Par la suite, grâce à cette première réussite, les apprentis agilistes étaient convaincus de l’efficacité de la méthode Agile et avaient plus confiance pour abandonner leurs anciennes pratiques au profit de celles de l’Agile. Ceci a grandement augmenté l’efficacité de la phase du« Ha ». En effet, l’équipe OCTO a constaté une grande rigueur dans l’application des principes et des outils utilisés dans l’étape du « Shu ». De plus, l’équipe client commençait à vouloir pousser le modèle pour voir ses limites et proposer des améliorations du processus. Bien évidemment, l’équipe OCTO restait présente pour répondre aux interrogations, apporter son aide et lever des alertes si nécessaire.

Exemple : l’équipe de développement commençait à bien maîtriser ses cycles de développement (itérations) et se demandait si le passage à un mode de développement au fil de l’eau ne serait pas plus productif.

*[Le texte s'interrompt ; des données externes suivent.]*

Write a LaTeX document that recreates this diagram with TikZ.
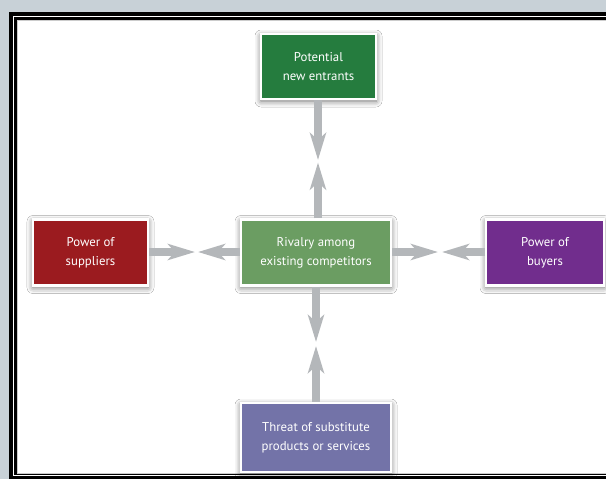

Cette question intéressait le responsable projet du côté client et nous avons décidé de l’étudier ensemble pour en mesurer les bénéfices et les inconvénients par rapport au contexte et aux contraintes du projet.

Au final, la phase du « Ri » va bientôt avoir lieu et tout le monde est confiant dans son succès.

Conclusion

A travers les deux expériences que je viens de décrire, j’ai été séduit et convaincu par la méthode « Shu Ha Ri ». Personnellement je vais y avoir recours pour tous les cas nécessitant un passage de compétence (en étant l’apprenti ou l’expert). Je vous encourage vivement à l’expérimenter (même dans un cadre personnel) pour en constater les bénéfices.